Skor itu menurun jika dibandingkan tahun 2021 yang berada di angka 38. Bahkan, menurut Transparency International, IPK ini merupakan yang terburuk yang didapat Indonesia sepanjang masa Reformasi, secara khusus sejak 1995.
Adapun, IPK merupakan indikator atau skor untuk mengukur persepsi korupsi di sektor publik pada skala nol (sangat korup) hingga 100 (sangat bersih) di 180 negara dan wilayah. Semakin tinggi nilai IPK suatu negara, maka kian rendah korupsi yang terjadi.

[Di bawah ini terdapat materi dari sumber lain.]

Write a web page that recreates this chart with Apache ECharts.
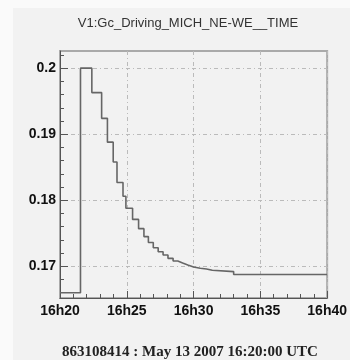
<!DOCTYPE html>
<html>
<head>
<meta charset="utf-8">
<script src="https://cdn.jsdelivr.net/npm/echarts@6/dist/echarts.min.js"></script>
<style>
  html, body { margin: 0; padding: 0; background: #fafafa; }
  #chart { width: 350px; height: 360px; }
</style>
</head>
<body>
<div id="chart"></div>
<script>
// Step start times in seconds after 16:20:00 UTC, and the level held from each one
const stepTimes = [0, 92, 143, 187, 213, 239, 256, 283, 296, 326, 353, 377, 397, 419, 441,
                   463, 485, 508, 529, 551, 574, 600, 630, 658, 684, 780, 1200];
const stepValues = [0.1660, 0.2000, 0.1963, 0.1924, 0.1888, 0.1858, 0.1827, 0.1806, 0.1788,
                    0.1771, 0.1757, 0.1745, 0.1736, 0.1728, 0.1722, 0.1717, 0.1712, 0.1708,
                    0.1705, 0.1702, 0.1699, 0.1697, 0.1696, 0.1694, 0.1692, 0.16875, 0.16875];

// Axis ticks
const yMajorTicks = [0.17, 0.18, 0.19, 0.2];
const yMinorTicks = [0.166, 0.168, 0.172, 0.174, 0.176, 0.178, 0.182, 0.184, 0.186, 0.188,
                     0.192, 0.194, 0.196, 0.198, 0.202];
const xTickLabels = ['16h20', '16h25', '16h30', '16h35', '16h40'];

const titleText = 'V1:Gc_Driving_MICH_NE-WE__TIME';
const footerText = '863108414 : May 13 2007 16:20:00 UTC';

const yMin = 0.1652, yMax = 0.2026;
const gridDash = [4, 3, 1, 3];
const labelFont = { fontFamily: 'Liberation Sans, Arial, sans-serif', fontWeight: 'bold', fontSize: 14, color: '#111' };

const chart = echarts.init(document.getElementById('chart'), null, { renderer: 'canvas' });

chart.setOption({
  animation: false,
  backgroundColor: '#fafafa',
  graphic: [
    { type: 'rect', z: -10, shape: { x: 13, y: 8, width: 337, height: 352 }, style: { fill: '#f2f2f2' } },
    { type: 'text', x: 188, y: 23,
      style: { text: titleText, textAlign: 'center', textVerticalAlign: 'middle',
               font: '13px "Liberation Sans", Arial, sans-serif', fill: '#333' } },
    { type: 'text', x: 190, y: 352,
      style: { text: footerText, textAlign: 'center', textVerticalAlign: 'middle',
               font: 'bold 15px "Liberation Serif", "Times New Roman", serif', fill: '#222' } }
  ],
  grid: {
    left: 60, top: 51, right: 18, bottom: 62,
    show: true, backgroundColor: '#f2f2f2', borderColor: '#aaaaaa', borderWidth: 2
  },
  xAxis: {
    type: 'value', min: 0, max: 1200, interval: 300,
    axisLine: { show: true, onZero: false, lineStyle: { color: '#555', width: 1 } },
    axisTick: { show: true, inside: true, length: 7, lineStyle: { color: '#555' } },
    minorTick: { show: true, splitNumber: 5, length: 4, lineStyle: { color: '#555' } },
    splitLine: { show: true, lineStyle: { color: '#bbbbbb', type: gridDash, width: 1 } },
    axisLabel: Object.assign({
      margin: 6, showMinLabel: true, showMaxLabel: true,
      formatter: v => xTickLabels[Math.round(v / 300)]
    }, labelFont)
  },
  yAxis: [
    {
      type: 'value', min: yMin, max: yMax,
      axisLine: { show: true, onZero: false, lineStyle: { color: '#555', width: 1 } },
      axisTick: { show: true, inside: true, length: 8, customValues: yMajorTicks, lineStyle: { color: '#555' } },
      splitLine: { show: true, lineStyle: { color: '#bbbbbb', type: gridDash, width: 1 } },
      axisLabel: Object.assign({
        margin: 4, customValues: yMajorTicks,
        formatter: v => String(+(+v).toFixed(2))
      }, labelFont)
    },
    {
      type: 'value', min: yMin, max: yMax, position: 'left',
      axisLine: { show: false },
      axisTick: { show: true, inside: true, length: 4, customValues: yMinorTicks, lineStyle: { color: '#555' } },
      splitLine: { show: false },
      axisLabel: { show: false }
    }
  ],
  series: [{
    type: 'line',
    step: 'end',
    yAxisIndex: 0,
    symbol: 'none',
    data: stepTimes.map((t, i) => [t, stepValues[i]]),
    lineStyle: { color: '#666666', width: 1.6 }
  }]
});
</script>
</body>
</html>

IPK didapat dari kombinasi 13 survei global dan penilaian korupsi menurut persepsi pelaku usaha serta ahli.
Adapun berdasarkan data Transparency International terakit skor IPK Indonesia dari tahun 2014 hingga 2023 yakni sebagai berikut:
Skor IPK 2014 = 34
Skor IPK 2015 = 36
Skor IPK 2016 = 37
Skor IPK 2017 = 37
Skor IPK 2018 = 38
Skor IPK 2019 = 40
Skor IPK 2020 = 37
Skor IPK 2021 = 38
Skor IPK 2022 = 34
Kendati begitu dalam laporan tersebut tidak tidak disebutkan secara spesifik jumlah korupsi di Indonesia.
Dilansir Kompas.id, Sekretaris Jenderal Transparency International (TII) Danang Widoyoko mengungkapkan, penurunan IPK Indonesia pada 2022 menunjukkan bahwa strategi dan program pemberantasan korupsi tidak efektif.
Menurut dia, stagnasi pencegahan korupsi politik dan korupsi peradilan berkontribusi pada turunnya skor dan peringkat Indonesia.
Lalu apa benar kasus korupsi besar-besaran terjadi di legislatif, eksekutif, dan yudikatif?
Berdasarkan data Komisi Pemberantasan Korupsi (KPK), sejak lembaga antirasuah itu berdiri pada 2004 hingga 2023, terdapat penindakan terhadap 344 anggota legislatif, yaitu DPR dan DPRD.